ゲストは西部劇ごっこやギャンブルごっこ、恋愛ごっこをしたいといった微笑ましいものから、腕っぷしの強いホストと殴り合いをしたい、銀行強盗をしたいといった暴力的なことまで様々な欲望を持って来園します。ドラマには娼館も出てきますが、さすがにAppleの鉄壁の審査がそれを許さなかったのか、スマホゲーム版ではド直球にエロが描かれることはありません。
とりあえずホストの頭数を増やすためにガンガン製造したいところですが、ホストを作るには「ホストコード」というアイテムが必要で、ミッションをクリアしたりゲストをもてなして良い気分にさせたりしないと入手できません。
一番最初に作れるのは星1つのなんてことない地味なホスト。だいたい一体につき一つの役割しかできませんが、いずれ星2つ、3つとレア度が上がっていくと、一体につき様々なシナリオを演じられる有能なホストが出てきます。
基本的に星の数に関わらず、いつどんな種類のホストが作られるかはまったくのランダムで、出てくるまでは分かりません。
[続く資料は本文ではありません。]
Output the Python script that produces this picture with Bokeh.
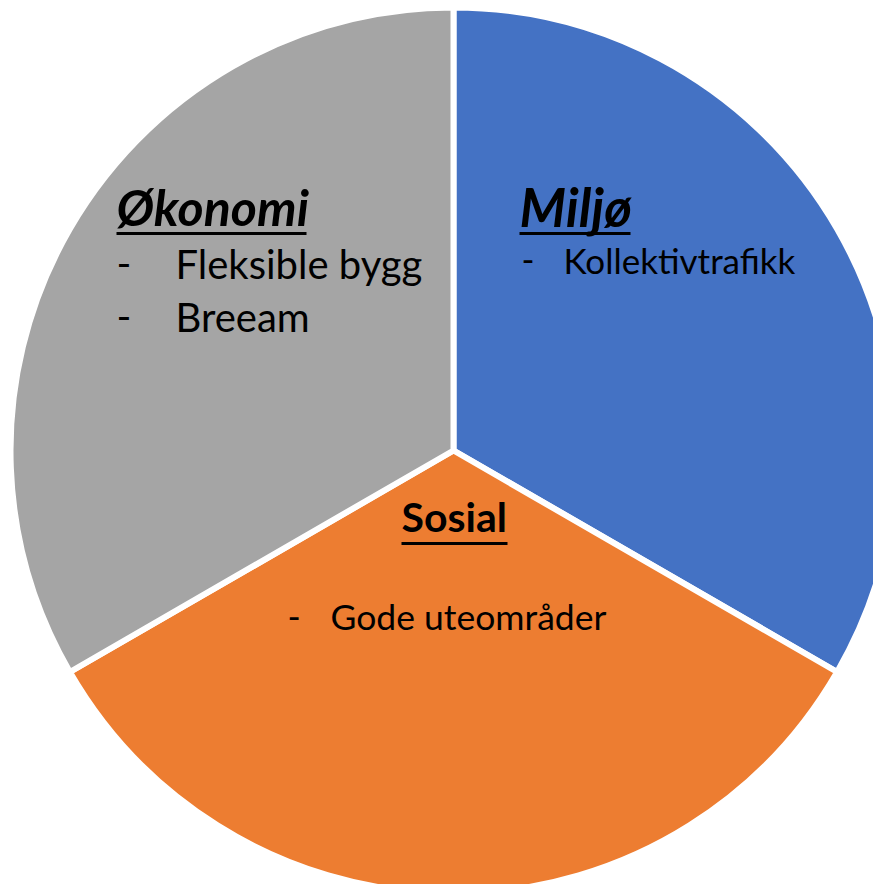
import math
from bokeh.plotting import figure
from bokeh.models import Range1d, ColumnDataSource
from bokeh.core.properties import value
from bokeh.embed import file_html
from bokeh.resources import INLINE

# ---- data ----
categories = ["Miljø", "Sosial", "Økonomi"]
shares = [1, 1, 1]
colors = ["#4472C4", "#ED7D31", "#A5A5A5"]
bullets = {
    "Økonomi": ["Fleksible bygg", "Breeam"],
    "Miljø": ["Kollektivtrafikk"],
    "Sosial": ["Gode uteområder"],
}

# ---- layout (screen pixels; y data = -pixel y) ----
CX, CY, R = 453, -450, 443
FONT = "Lato"
TEXT_DY = 15  # correction for rendered baseline

total = sum(shares)
starts, ends = [], []
cum = 0.0
for s in shares:
    a_end = math.pi / 2 - 2 * math.pi * cum / total
    cum += s
    a_start = math.pi / 2 - 2 * math.pi * cum / total
    starts.append(a_start)
    ends.append(a_end)

src = ColumnDataSource(dict(cat=categories, start=starts, end=ends, color=colors,
                            x=[CX] * 3, y=[CY] * 3))

p = figure(width=873, height=884, output_backend="svg", toolbar_location=None,
           x_range=Range1d(0, 873), y_range=Range1d(-884, 0), min_border=0,
           tools="")
p.axis.visible = False
p.grid.visible = False
p.outline_line_color = None
p.background_fill_color = "white"

p.wedge(x="x", y="y", radius=R, start_angle="start", end_angle="end",
        fill_color="color", line_color="white", line_width=6, source=src)

# title placement: (x_left, baseline_y, style, size, underline_y, underline_end_x)
title_layout = {
    "Økonomi": (116, 221, "bold italic", 50, 233, 306),
    "Miljø": (519, 221, "bold italic", 53, 233, 630),
    "Sosial": (401, 531, "bold", 41, 543, 507),
}
# bullets: (dash_x, text_x, baselines, size)
bullet_layout = {
    "Økonomi": (116, 175, [278, 331], 40),
    "Miljø": (521, 563, [274], 35),
    "Sosial": (287, 330, [631], 35.5),
}

for cat in categories:
    x0, base, style, size, uy, ux = title_layout[cat]
    p.text(x=[x0], y=[-(base - TEXT_DY)], text=[cat], text_font=value(FONT),
           text_font_style=style, text_font_size=f"{size}px",
           text_baseline="alphabetic", text_align="left", text_color="black")
    p.segment(x0=[x0], y0=[-uy], x1=[ux], y1=[-uy],
              line_color="black", line_width=3)
    dx, tx, ys, bsize = bullet_layout[cat]
    for label, by in zip(bullets[cat], ys):
        p.text(x=[dx], y=[-(by - TEXT_DY)], text=["-"], text_font=value(FONT),
               text_font_size=f"{bsize}px", text_baseline="alphabetic",
               text_align="left", text_color="black")
        p.text(x=[tx], y=[-(by - TEXT_DY)], text=[label], text_font=value(FONT),
               text_font_size=f"{bsize}px", text_baseline="alphabetic",
               text_align="left", text_color="black")

open("out.html", "w").write(file_html(p, INLINE))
つまりホスト製造は他のゲームの「ガチャ」に相当するんですね。
ホストを増やすのと同時にウエストワールドを構成するアトラクション(建物)も増やしていきます。ちなみにこの画面、一見2Dに見えますがちゃんとフル3Dでモデリングされています。
一番最初に来たゲストは「いかにもな西部時代のバーでギャンブルごっこ」をご所望のようです。まずは最初に作ったギャンブラーのホスト「カルメン」に接客させることにします。
星1つのカルメンは現時点ではギャンブルしかできません。ホストとゲストには「相性」があり、愛称の良い組み合わせでおもてなしするとゲストの満足祖が高まり、その分たくさんの報酬がもらえます。一方、うっかり愛称の悪い組み合わせでおもてなしすると、ゲストが怒って腹いせにホストを殺してしまうことも…。ただルーティンでゲストにホストをあてがうのではなく、ゲストの希望とタイプをしっかりチェックして接客するホストを選ばなければなりません。
次のゲストはいきなり「銀行強盗ごっこ」をご所望です。銀行強盗も古い西部劇では定番のモチーフですからね…。
ということで、先ほどのギャンブルごっこの報酬として入手した「ホストコード」を使って「銀行で襲われる」役回りのホストを製作し、銀行強盗ごっこを始めます。
ホスト製造→接客を繰り返しているうちに、複数の役割を演じられる高機能なホスト「テディ」をGET!
彼はドラマにも登場するメインキャラの一人なので知っている方もいるかもしれません。初期状態でなんとギャンブルごっこ、恋愛ごっこ、保安官ごっこの3種類に対応!こいつは頼もしい!
早速働き出すテディ。まずはギャンブルごっこをやって…
その傍ら銀行強盗をご所望のゲストも増えてきたので…
引き続き星一つの普通のホストも増やし…
ホストの頭数が増えると管理する手間も増えるので、会社の施設もどんどん増やしていきます。
ホストは殺されると機能停止状態になり、長時間働き過ぎでも不具合を起こして停止してしまいます。殺されるのはアクシデントなので仕方ありませんが、働き過ぎによる故障は日々のチェックである程度防げるので、小まめに「診断」を行いましょう。
ギャンブラーのカルメンが働き過ぎで壊れた!早く修理しないと!
こうしてプレイし続けていると、ふと「アンドロイドを働かせるのも人間を働かせるのも基本的には同じではないか?」という気になってきます。
個々のスキルや個性を把握し、誰がどのお客さんと相性が良いのか考え、働き過ぎていないか気を配り…これって接客業の管理職の仕事と同じですよね?では人間とアンドロイドの違いは一体何なのか?…と、図らずもオリジナルのドラマのテーマと同様のものをこのゲーム版も持っていることに気付かされます。
なお、ドラマ版「ウエストワールド」には、西部開拓時代のパークだけでなく、イギリス領インド帝国のパークや江戸時代の日本のパーク、さらには仮想空間まで登場します。ということはいずれこのゲーム版にもそれらが実装されるのでしょうか?そうなるとゲームのカオスっぷりにも拍車がかかり面白いことになりそうです。
あとこのゲームで一つ「いいな!」と思ったのは、LGBTQフレンドリーな描写です。
ゲストもホストも当然男女どちらもいるのですが、恋愛ごっこで男ゲスト×男ホスト、女ゲスト×女ホストが普通にイチャイチャするんですね。それについて特別「このゲームは人権に配慮したLGBTQフレンドリーなゲームなんですよ!」とアピールすることはないし、逆に同性同士のイチャイチャをネタや笑いとして消費することもなく、本当に普通に、ごく自然に描いているのです。
こういう仕様を見ると、欧州および北米のゲーム業界における現在の「普通」が分かります。早く日本のゲーム業界でもこれが普通になりますように。